[Rows from a dataset of charts and code]
_____

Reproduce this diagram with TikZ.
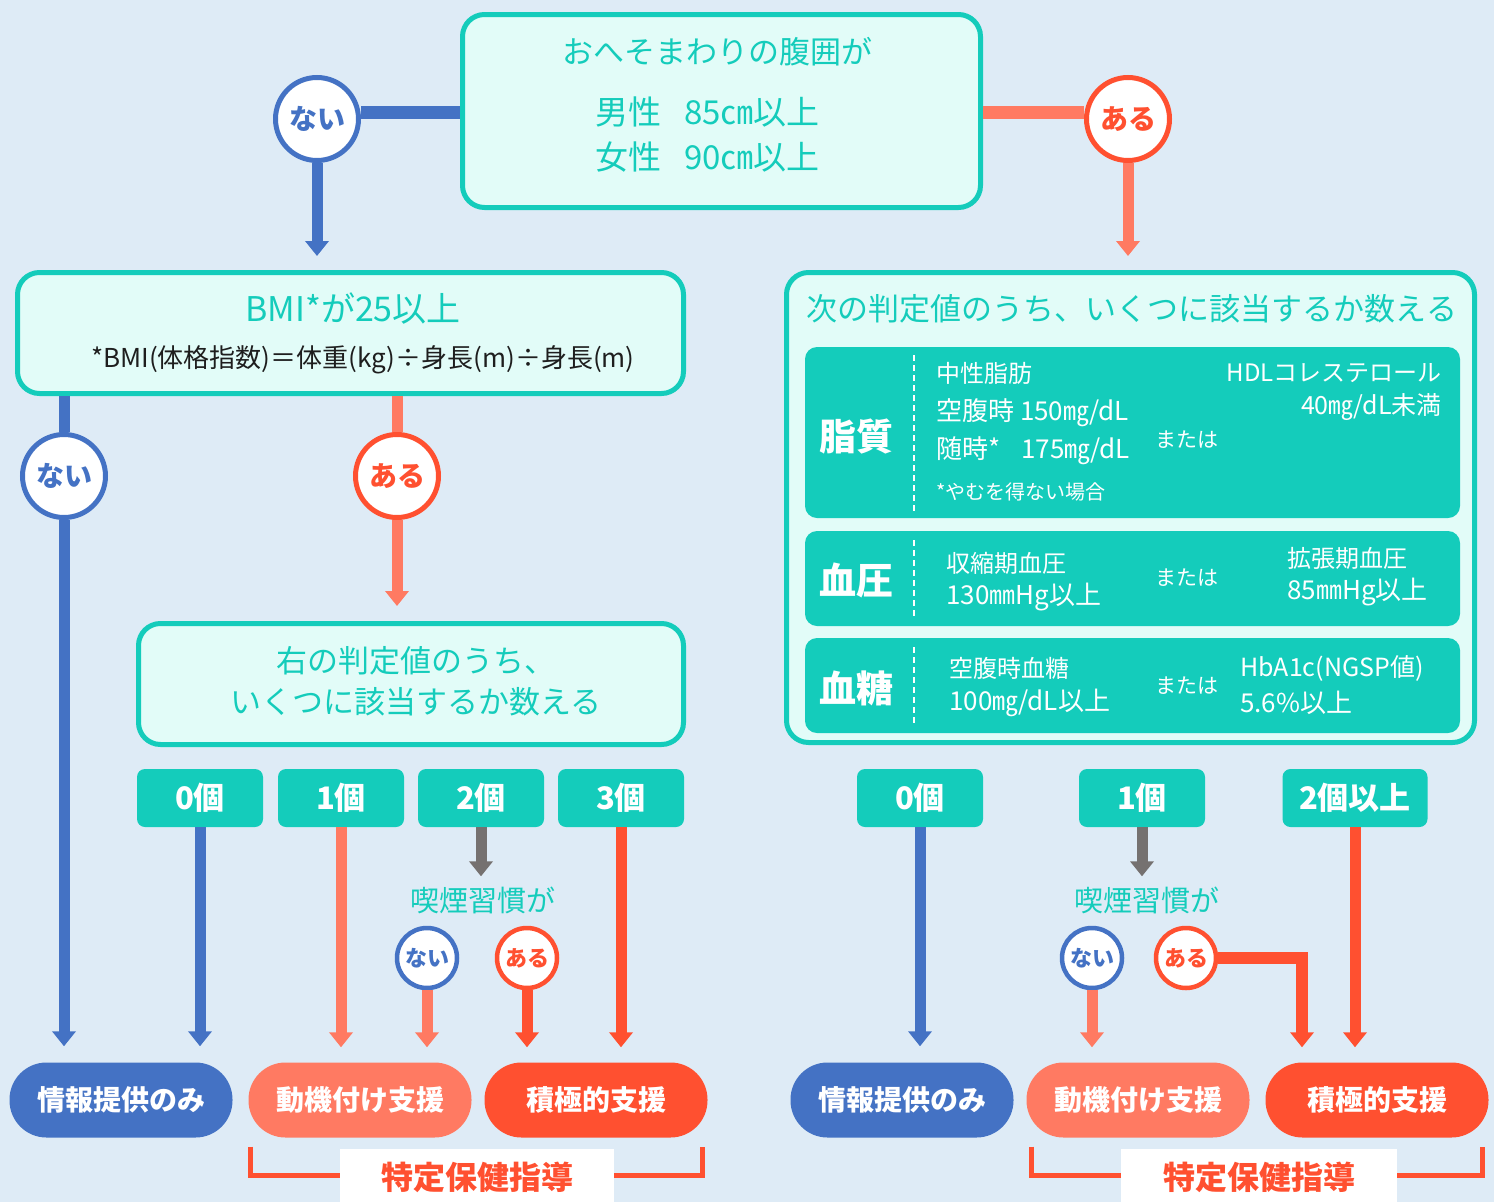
\documentclass[tikz,border=0pt]{standalone}
\usepackage{fontspec}
\setmainfont{Noto Sans CJK JP}
\usetikzlibrary{arrows.meta,calc}
\definecolor{bg}{RGB}{222,235,246}
\definecolor{tl}{RGB}{20,204,187}
\definecolor{lbox}{RGB}{226,252,248}
\definecolor{bl}{RGB}{68,114,196}
\definecolor{sa}{RGB}{255,122,98}
\definecolor{rd}{RGB}{255,80,48}
\definecolor{gy}{RGB}{117,113,112}
\definecolor{ink}{RGB}{30,30,30}
\newcommand{\myfs}[1]{\fontsize{#1}{#1}\selectfont}
\tikzset{
  bigbox/.style={draw=tl, line width=5pt, fill=lbox, rounded corners=22pt, inner sep=0pt},
  rowbox/.style={fill=tl, rounded corners=12pt, inner sep=0pt, minimum width=655pt},
  txt/.style={inner sep=0pt, text=tl},
  wtxt/.style={inner sep=0pt, text=white},
  rowlbl/.style={inner sep=0pt, text=white, font=\bfseries\myfs{37}},
  cnt/.style={fill=tl, rounded corners=8pt, minimum height=58pt, inner sep=0pt, text=white, font=\bfseries\myfs{31}},
  bigc/.style={circle, line width=5pt, fill=white, minimum size=83pt, inner sep=0pt, font=\bfseries\myfs{28}},
  smallc/.style={circle, line width=4.5pt, fill=white, minimum size=60pt, inner sep=0pt, font=\bfseries\myfs{22}},
  pill/.style={rounded corners=37pt, minimum width=223pt, minimum height=75pt, inner sep=0pt, text=white, font=\bfseries\myfs{28}},
  arr/.style={line width=11pt, -{Triangle[width=23pt,length=15pt]}},
  bar/.style={line width=12pt},
  dsh/.style={white, line width=1.5pt, dash pattern=on 6pt off 4pt},
  tag/.style={fill=white, minimum width=274pt, minimum height=56pt, inner sep=0pt, text=rd, font=\bfseries\myfs{32}}
}
\begin{document}
\begin{tikzpicture}[x=1pt,y=-1pt]
\useasboundingbox (0,0) rectangle (1494,1202);
\fill[bg] (0,0) rectangle (1494,1202);

% ---- top box
\node[bigbox, minimum width=518pt, minimum height=193pt] (top) at (721.5,111) {};
\node[txt, font=\myfs{31}] (toptitle) at (717,52) {おへそまわりの腹囲が};
\node[txt, font=\myfs{33}, anchor=west] (men) at (595,112) {男性\hspace{0.7em}85㎝以上};
\node[txt, font=\myfs{33}, anchor=west] (women) at (595,157) {女性\hspace{0.7em}90㎝以上};

\node[bigc, draw=bl, text=bl] (n1) at (317,119) {ない};
\node[bigc, draw=rd, text=rd] (a1) at (1128,119) {ある};

% ---- BMI box
\node[bigbox, minimum width=666pt, minimum height=121pt] (bmi) at (350.5,333) {};
\node[txt, font=\myfs{34}] (bmititle) at (353,309) {BMI*が25以上};
\node[inner sep=0pt, text=ink, font=\myfs{26}] (bmidef) at (363,360) {*BMI(体格指数)＝体重(kg)÷身長(m)÷身長(m)};

% ---- right big box
\node[bigbox, minimum width=688pt, minimum height=470pt] (rbox) at (1130.5,507.5) {};
\node[txt, font=\myfs{31}] (rtitle) at (1132,309) {次の判定値のうち、いくつに該当するか数える};

\node[rowbox, minimum height=171pt] (row1) at (1132.5,432.5) {};
\node[rowbox, minimum height=95pt] (row2) at (1132.5,578.5) {};
\node[rowbox, minimum height=95pt] (row3) at (1132.5,685.5) {};
\draw[dsh] (914,355) -- (914,511);
\draw[dsh] (914,540) -- (914,619);
\draw[dsh] (914,647) -- (914,726);

\node[rowlbl] (l1) at (856,437) {脂質};
\node[wtxt, font=\myfs{24}, anchor=west] (r1a) at (936,373) {中性脂肪};
\node[wtxt, font=\myfs{26}, anchor=west] (r1b) at (936,413) {空腹時 150㎎/dL};
\node[wtxt, font=\myfs{26}, anchor=west] (r1c) at (936,451) {随時*\hspace{0.8em}175㎎/dL};
\node[wtxt, font=\myfs{20}, anchor=west] (r1d) at (936,492) {*やむを得ない場合};
\node[wtxt, font=\myfs{21}] (r1or) at (1187,440) {または};
\node[wtxt, font=\myfs{24}, anchor=east] (r1e) at (1442,373) {HDLコレステロール};
\node[wtxt, font=\myfs{25}, anchor=east] (r1f) at (1442,407) {40㎎/dL未満};

\node[rowlbl] (l2) at (856,580) {血圧};
\node[wtxt, font=\myfs{24}, anchor=west] (r2a) at (946,563) {収縮期血圧};
\node[wtxt, font=\myfs{26}, anchor=west] (r2b) at (946,597) {130㎜Hg以上};
\node[wtxt, font=\myfs{21}] (r2or) at (1187,578) {または};
\node[wtxt, font=\myfs{24}, anchor=west] (r2c) at (1287,558) {拡張期血圧};
\node[wtxt, font=\myfs{26}, anchor=west] (r2d) at (1287,592) {85㎜Hg以上};

\node[rowlbl] (l3) at (856,688) {血糖};
\node[wtxt, font=\myfs{24}, anchor=west] (r3a) at (949,668) {空腹時血糖};
\node[wtxt, font=\myfs{26}, anchor=west] (r3b) at (949,703) {100㎎/dL以上};
\node[wtxt, font=\myfs{21}] (r3or) at (1187,686) {または};
\node[wtxt, font=\myfs{25}, anchor=west] (r3c) at (1240,668) {HbA1c(NGSP値)};
\node[wtxt, font=\myfs{26}, anchor=west] (r3d) at (1240,703) {5.6\%以上};

% ---- left second level
\node[bigc, draw=bl, text=bl] (n2) at (64,476) {ない};
\node[bigc, draw=rd, text=rd] (a2) at (397,476) {ある};

\node[bigbox, minimum width=545pt, minimum height=121pt] (mid) at (411,684) {};
\node[txt, font=\myfs{31}, align=center] (midtext) at (416,681) {右の判定値のうち、\\[10pt]いくつに該当するか数える};

% ---- count boxes
\node[cnt, minimum width=126pt] (c0) at (200,798) {0個};
\node[cnt, minimum width=126pt] (c1) at (341,798) {1個};
\node[cnt, minimum width=126pt] (c2) at (481,798) {2個};
\node[cnt, minimum width=126pt] (c3) at (621,798) {3個};

\node[cnt, minimum width=126pt] (d0) at (920,798) {0個};
\node[cnt, minimum width=126pt] (d1) at (1142,798) {1個};
\node[cnt, minimum width=145pt] (d2) at (1355,798) {2個以上};

\node[txt, font=\myfs{29}] (smk1) at (483,900) {喫煙習慣が};
\node[txt, font=\myfs{29}] (smk2) at (1147,900) {喫煙習慣が};

\node[smallc, draw=bl, text=bl] (sn1) at (427,958) {ない};
\node[smallc, draw=rd, text=rd] (sa1) at (527,958) {ある};
\node[smallc, draw=bl, text=bl] (sn2) at (1092,958) {ない};
\node[smallc, draw=rd, text=rd] (sa2) at (1186,958) {ある};

% ---- result pills
\node[pill, fill=bl] (pL1) at (121,1100) {情報提供のみ};
\node[pill, fill=sa] (pL2) at (360,1100) {動機付け支援};
\node[pill, fill=rd] (pL3) at (596,1100) {積極的支援};
\node[pill, fill=bl] (pR1) at (902,1100) {情報提供のみ};
\node[pill, fill=sa] (pR2) at (1138,1100) {動機付け支援};
\node[pill, fill=rd] (pR3) at (1377,1100) {積極的支援};

% ---- connectors: top
\draw[bar, bl, line width=13pt] ([yshift=7pt]n1.east) -- ([yshift=7pt]n1.east -| top.west);
\draw[bar, sa, line width=13pt] ([yshift=7pt]a1.west -| top.east) -- ([yshift=7pt]a1.west);
\draw[arr, bl, shorten >=14pt] (n1.south) -- (n1.south |- bmi.north);
\draw[arr, sa, shorten >=14pt] (a1.south) -- (a1.south |- rbox.north);

% ---- left branch
\draw[bar, bl, line width=11pt] (bmi.south -| n2) -- (n2.north);
\draw[bar, sa, line width=11pt] (bmi.south -| a2) -- (a2.north);
\draw[arr, bl, shorten >=16pt] (n2.south) -- (n2.south |- pL1.north);
\draw[arr, sa, shorten >=15pt] (a2.south) -- (a2.south |- mid.north);

\draw[arr, bl, shorten >=16pt] (c0.south) -- (c0.south |- pL1.north);
\draw[arr, sa, shorten >=15pt] (c1.south) -- (c1.south |- pL2.north);
\draw[arr, gy, shorten >=10pt] (c2.south) -- (smk1.north -| c2.south);
\draw[arr, sa, shorten >=15pt] (sn1.south) -- (sn1.south |- pL2.north);
\draw[arr, rd, shorten >=15pt] (sa1.south) -- (sa1.south |- pL3.north);
\draw[arr, rd, shorten >=15pt] (c3.south) -- (c3.south |- pL3.north);

% ---- right branch
\draw[arr, bl, shorten >=16pt] (d0.south) -- (d0.south |- pR1.north);
\draw[arr, gy, shorten >=10pt] (d1.south) -- (smk2.north -| d1.south);
\draw[arr, sa, shorten >=15pt] (sn2.south) -- (sn2.south |- pR2.north);
\draw[arr, rd, shorten >=15pt, line width=12pt] (sa2.east) -| ([xshift=-75pt]pR3.north);
\draw[arr, rd, shorten >=15pt] (d2.south) -- (d2.south |- pR3.north);

% ---- brackets
\draw[rd, line width=5pt] ([xshift=2pt,yshift=-9pt]pL2.south west) |- ([xshift=-5pt,yshift=-38pt]pL3.south east) -- ([xshift=-5pt,yshift=-9pt]pL3.south east);
\node[tag] (tagL) at (477,1177) {特定保健指導};
\draw[rd, line width=5pt] ([xshift=5pt,yshift=-9pt]pR2.south west) |- ([xshift=-6pt,yshift=-38pt]pR3.south east) -- ([xshift=-6pt,yshift=-9pt]pR3.south east);
\node[tag, minimum width=276pt] (tagR) at (1259,1177) {特定保健指導};
\end{tikzpicture}
\end{document}
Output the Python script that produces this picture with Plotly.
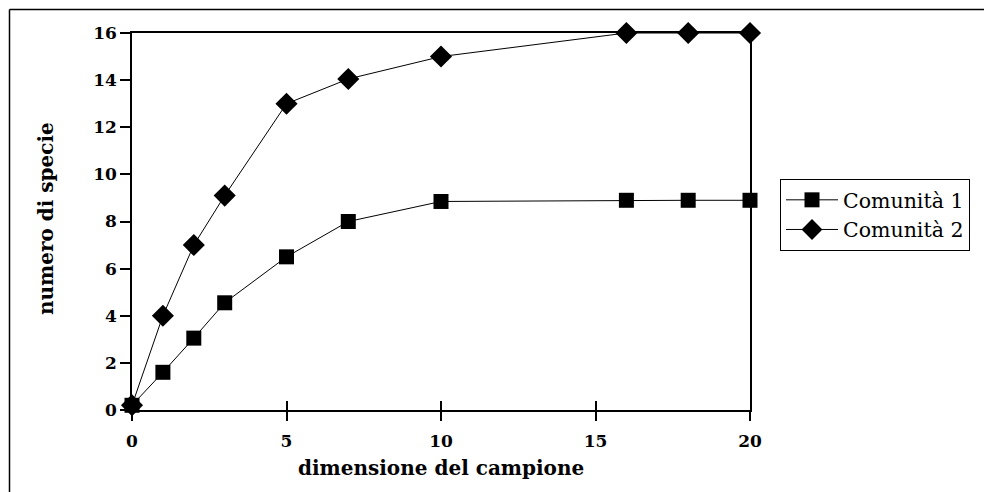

_____

Exercise prompt
Copy each line from the data above that includes "this".

Output below
Reproduce this diagram with TikZ.
Output the Python script that produces this picture with Plotly.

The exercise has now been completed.